The issue has sharpened in mid-2026 for a specific reason: the Northern Land Council and the NT Government's Department of Infrastructure, Planning and Logistics are both mid-way through separate digital asset management upgrades, and the overlap has exposed just how disorganised the Territory's image libraries have become over two decades of ad hoc uploading. Neither organisation has publicly disclosed the full cost of the remediation work, but the broader challenge is real and documented across comparable jurisdictions globally.
What Other Cities Are Doing
Cities with similarly small populations but large geographic footprints — Anchorage, Alaska (population roughly 290,000), Reykjavik, Iceland, and Hobart, Tasmania — have each rolled out centralised digital asset management platforms in the past three years to address the same structural problem. Reykjavik Municipality migrated to a single DAM system in 2023, cutting its publicly accessible image library from more than 80,000 files to under 22,000 after deduplication. Hobart City Council completed a similar audit in early 2025, reportedly reducing storage costs by consolidating assets previously scattered across four separate content management systems.
Darwin, by contrast, still operates with fragmented repositories. The NT Government's eCommunications team manages one library. Tourism NT runs another through its brand portal on Mitchell Street. The Northern Land Council, headquartered on Cavenagh Street, holds a third — covering culturally significant imagery subject to strict consent and copyright conditions under the Copyright Act 1968 and specific community protocols. The City of Darwin council has a fourth. None of these are presently linked.

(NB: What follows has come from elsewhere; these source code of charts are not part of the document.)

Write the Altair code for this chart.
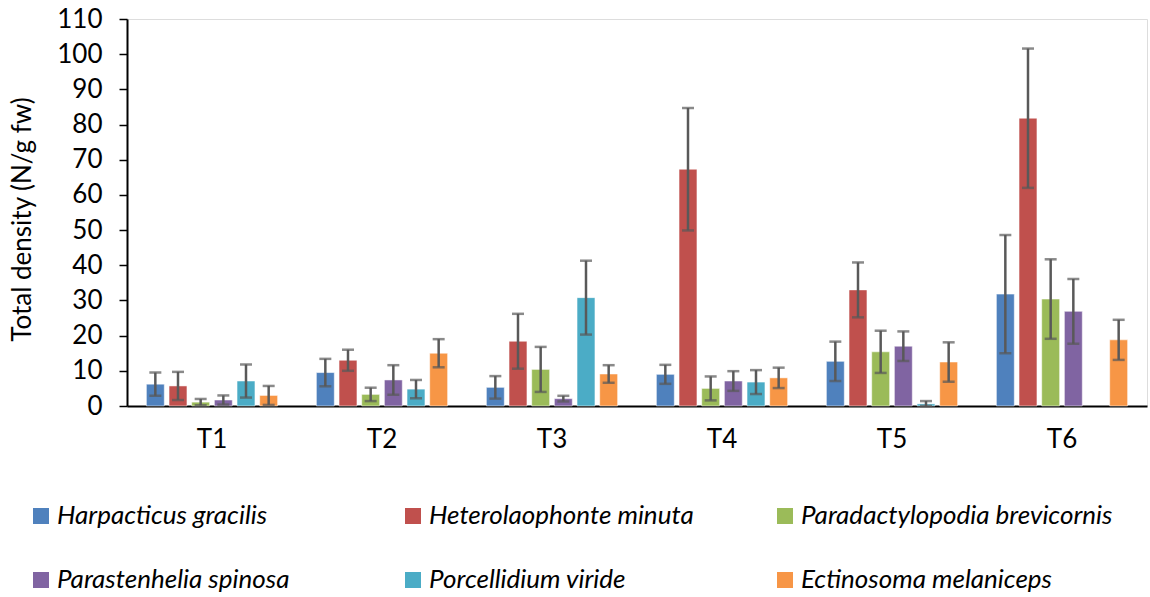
import altair as alt
import pandas as pd

categories = ["T1", "T2", "T3", "T4", "T5", "T6"]
species = [
    "Harpacticus gracilis",
    "Heterolaophonte minuta",
    "Paradactylopodia brevicornis",
    "Parastenhelia spinosa",
    "Porcellidium viride",
    "Ectinosoma melaniceps",
]
colors = ["#4F81BD", "#C0504D", "#9BBB59", "#8064A2", "#4BACC6", "#F79646"]
y_ticks = [0, 10, 20, 30, 40, 50, 60, 70, 80, 90, 100, 110]

harpacticus_mean = [6.2, 9.5, 5.3, 9.0, 12.7, 31.8]
harpacticus_err = [3.3, 3.9, 3.2, 2.7, 5.6, 16.8]
heterolaophonte_mean = [5.7, 13.0, 18.4, 67.3, 33.0, 81.8]
heterolaophonte_err = [4.0, 3.0, 7.8, 17.4, 7.8, 19.8]
paradactylopodia_mean = [1.1, 3.3, 10.4, 5.0, 15.4, 30.4]
paradactylopodia_err = [0.9, 1.9, 6.4, 3.4, 6.0, 11.3]
parastenhelia_mean = [1.7, 7.4, 2.1, 7.1, 17.0, 26.9]
parastenhelia_err = [1.3, 4.2, 0.8, 2.8, 4.2, 9.2]
porcellidium_mean = [7.1, 4.8, 30.8, 6.8, 0.6, None]
porcellidium_err = [4.7, 2.6, 10.5, 3.4, 0.8, None]
ectinosoma_mean = [3.0, 15.0, 9.1, 8.0, 12.5, 18.8]
ectinosoma_err = [2.7, 4.0, 2.5, 2.9, 5.6, 5.7]

means = [harpacticus_mean, heterolaophonte_mean, paradactylopodia_mean,
         parastenhelia_mean, porcellidium_mean, ectinosoma_mean]
errs = [harpacticus_err, heterolaophonte_err, paradactylopodia_err,
        parastenhelia_err, porcellidium_err, ectinosoma_err]

rows = []
for sp, ms, es in zip(species, means, errs):
    for c, m, e in zip(categories, ms, es):
        if m is None:
            rows.append(dict(cat=c, species=sp, mean=None, lo=None, hi=None))
        else:
            rows.append(dict(cat=c, species=sp, mean=m, lo=max(0.0, m - e), hi=m + e))
df = pd.DataFrame(rows)

FONT = "Lato"
FS = 26
TITLE = "Total density (N/g fw)"

x_axis = alt.Axis(title=None, labelAngle=0, ticks=False, labelPadding=20,
                  labelFont=FONT, labelFontSize=FS, labelColor="black",
                  domainColor="black", domainWidth=2)
y_axis = alt.Axis(title=TITLE, values=y_ticks, grid=False, tickSize=8,
                  tickColor="black", tickWidth=1.5, domainColor="black",
                  domainWidth=2, labelFont=FONT, labelFontSize=FS,
                  labelColor="black", labelPadding=17, titleFont=FONT,
                  titleFontSize=FS, titleFontWeight="normal", titleColor="black",
                  titleX=-105, titleY=200, titleAlign="center",
                  titleBaseline="middle")

x = alt.X("cat:N", sort=categories,
          scale=alt.Scale(paddingInner=0.2, paddingOuter=0.1), axis=x_axis)
xoff = alt.XOffset("species:N", sort=species,
                   scale=alt.Scale(paddingInner=0.21, paddingOuter=0.105))
yscale = alt.Scale(domain=[0, 110], nice=False)

base = alt.Chart(df)

bars = base.mark_bar(stroke="white", strokeWidth=1, strokeOpacity=0.5).encode(
    x=x,
    xOffset=xoff,
    y=alt.Y("mean:Q", scale=yscale, axis=y_axis),
    color=alt.Color(
        "species:N", sort=species,
        scale=alt.Scale(domain=species, range=colors),
        legend=alt.Legend(
            title=None, orient="none", legendX=-99, legendY=484,
            direction="horizontal", columns=3, gridAlign="all",
            columnPadding=31, rowPadding=38, symbolType="square",
            symbolSize=256, symbolStrokeWidth=0, labelFont=FONT,
            labelFontSize=FS, labelFontStyle="italic", labelColor="black",
            labelLimit=600, labelOffset=3, padding=0,
        ),
    ),
)

rules = base.mark_rule(color="#595959", strokeWidth=2.5).encode(
    x=x, xOffset=xoff,
    y=alt.Y("lo:Q", scale=yscale, axis=y_axis), y2="hi:Q",
)
caps_hi = base.mark_tick(color="#595959", thickness=2.5, size=12).encode(
    x=x, xOffset=xoff, y=alt.Y("hi:Q", scale=yscale, axis=y_axis),
)
caps_lo = base.mark_tick(color="#595959", thickness=2.5, size=12).encode(
    x=x, xOffset=xoff, y=alt.Y("lo:Q", scale=yscale, axis=y_axis),
)

chart = alt.layer(bars, rules, caps_hi, caps_lo).properties(
    width=1020, height=387, autosize="none",
    padding={"left": 127, "top": 19, "right": 3, "bottom": 191},
).configure_view(stroke=None).configure(background="white")

chart.save("out.html", embed_options={"renderer": "svg", "actions": False})
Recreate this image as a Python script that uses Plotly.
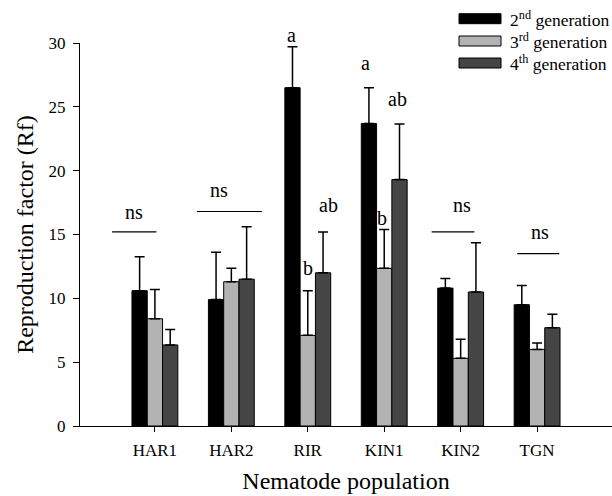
import plotly.graph_objects as go

categories = ["HAR1", "HAR2", "RIR", "KIN1", "KIN2", "TGN"]
series_names = ["2<sup>nd</sup> generation", "3<sup>rd</sup> generation", "4<sup>th</sup> generation"]
gen2 = [10.6, 9.9, 26.5, 23.7, 10.8, 9.5]
gen2_err = [2.65, 3.7, 3.2, 2.8, 0.75, 1.5]
gen3 = [8.4, 11.3, 7.1, 12.35, 5.3, 6.0]
gen3_err = [2.3, 1.05, 3.5, 3.05, 1.5, 0.5]
gen4 = [6.35, 11.5, 12.0, 19.3, 10.5, 7.7]
gen4_err = [1.2, 4.1, 3.2, 4.35, 3.85, 1.05]
colors = ["#000000", "#b3b3b3", "#454545"]

# significance annotations: (category index, offset, y, text)
letters = [
    (0, -0.28, 16.8, "ns"), (1, -0.16, 18.5, "ns"),
    (2, -0.21, 30.6, "a"), (2, 0.0, 12.4, "b"), (2, 0.27, 17.3, "ab"),
    (3, -0.24, 28.4, "a"), (3, -0.03, 16.3, "b"), (3, 0.18, 25.6, "ab"),
    (4, 0.02, 17.3, "ns"), (5, 0.04, 15.2, "ns"),
]
# ns lines: (category index, start offset, end offset, y)
ns_lines = [(0, -0.56, 0.02, 15.2), (1, -0.45, 0.40, 16.8), (4, -0.38, 0.18, 15.2), (5, -0.26, 0.29, 13.5)]

SERIF = "Liberation Serif"
YMAX = 30

xs = list(range(len(categories)))
fig = go.Figure()
for name, vals, errs, col in zip(series_names, [gen2, gen3, gen4], [gen2_err, gen3_err, gen4_err], colors):
    fig.add_trace(go.Bar(
        x=xs, y=vals, name=name, marker=dict(color=col, line=dict(color="black", width=1)),
        error_y=dict(type="data", array=errs, arrayminus=[0] * len(errs), symmetric=False,
                     color="black", thickness=1.5, width=5),
        showlegend=False, hoverinfo="skip",
    ))

annotations = []
for ci, off, y, t in letters:
    annotations.append(dict(x=ci + off, y=y / YMAX, xref="x", yref="y domain", text=t, showarrow=False,
                            xanchor="center", yanchor="middle",
                            font=dict(family=SERIF, size=20, color="black")))
shapes = []
for ci, a, b, y in ns_lines:
    shapes.append(dict(type="line", xref="x", yref="y", x0=ci + a, x1=ci + b, y0=y, y1=y,
                       line=dict(color="black", width=1.2)))

# manual legend (paper coords)
L, R, T, B = 80, 612, 43, 426
def px(x):
    return (x - L) / (R - L)
def py(y):
    return (B - y) / (B - T)
rows = [18.7, 41.0, 63.0]
for name, col, ry in zip(series_names, colors, rows):
    shapes.append(dict(type="rect", xref="paper", yref="paper", x0=px(459), x1=px(501),
                       y0=py(ry + 5), y1=py(ry - 5), fillcolor=col, line=dict(color="black", width=1)))
    annotations.append(dict(x=px(508), y=py(ry), xref="paper", yref="paper", text=name,
                            showarrow=False, xanchor="left", yanchor="middle",
                            font=dict(family=SERIF, size=17.5, color="black")))

fig.update_layout(
    width=612, height=496, barmode="group", bargap=0.4, bargroupgap=0,
    plot_bgcolor="white", paper_bgcolor="white",
    margin=dict(l=80, r=0, t=43, b=70),
    font=dict(family=SERIF, color="black"),
    annotations=annotations, shapes=shapes,
    xaxis=dict(range=[-0.98, 5.98], tickvals=xs, ticktext=categories, showline=True,
               linecolor="black", linewidth=1, ticks="outside", ticklen=5, tickcolor="black",
               ticklabelstandoff=4,
               showgrid=False, zeroline=False, tickfont=dict(family=SERIF, size=17, color="black"),
               title=dict(text="Nematode population", font=dict(family=SERIF, size=24, color="black"), standoff=12)),
    yaxis=dict(range=[0, YMAX], tickvals=[0, 5, 10, 15, 20, 25, 30], showline=True,
               linecolor="black", linewidth=1, ticks="outside", ticklen=6, tickcolor="black",
               ticklabelstandoff=4,
               showgrid=False, zeroline=False, tickfont=dict(family=SERIF, size=17, color="black"),
               title=dict(text="Reproduction factor (Rf)", font=dict(family=SERIF, size=24, color="black"), standoff=8)),
)
fig.write_html("out.html", config={"displayModeBar": False},
               post_script="document.body.style.margin='0';document.body.style.padding='0';")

Anchorage offers perhaps the most instructive comparison. The Anchorage Municipality, dealing with similar challenges around Indigenous cultural imagery and remote geography, launched a federated DAM model in late 2024 that allows separate agencies to retain control of their own collections while a shared metadata layer flags duplicates across the whole system. The project cost the municipality approximately USD $340,000 to implement over 18 months, according to publicly available budget documents filed with the Anchorage Assembly.
The Darwin Dimension
Darwin's situation carries complications those cities did not face. A significant portion of the NT's most-used images depict Aboriginal land, ceremony sites, and community life — material that requires ongoing consent management, not just deduplication software. The Northern Land Council's digital team has been working since early 2026 to apply rights metadata to its image archive, a process that cannot simply be automated. Getting that wrong has legal and cultural consequences that a bad photo of Reykjavik harbour does not.
The Darwin CBD's Charles Darwin Centre and the Museum and Art Gallery of the Northern Territory on Conacher Street both hold digitised collections with overlapping content, further complicating any push toward a unified system. MAGNT alone holds tens of thousands of digitised items, some of which appear in both its own online collection and NT Government promotional material with inconsistent attribution.
Tourism NT's domestic visitor numbers for the year ending March 2026 — the most recent period for which data has been publicly referenced — point to growing pressure on digital infrastructure. More visitors generating more content means the duplication backlog will only deepen without a coordinated response.
For organisations watching this space, the practical advice is straightforward: do not wait for a whole-of-government solution before auditing your own holdings. The Northern Land Council's approach — rights-first, then deduplication — is the model most likely to survive the Territory's unique legal and cultural context. Agencies that move now, even with basic hash-matching tools available through open-source platforms, will have cleaner libraries and lower remediation costs by the time any shared infrastructure arrives. The window before the Garma Forum in August, which typically generates another flood of duplicated imagery across NT government channels, is shrinking fast.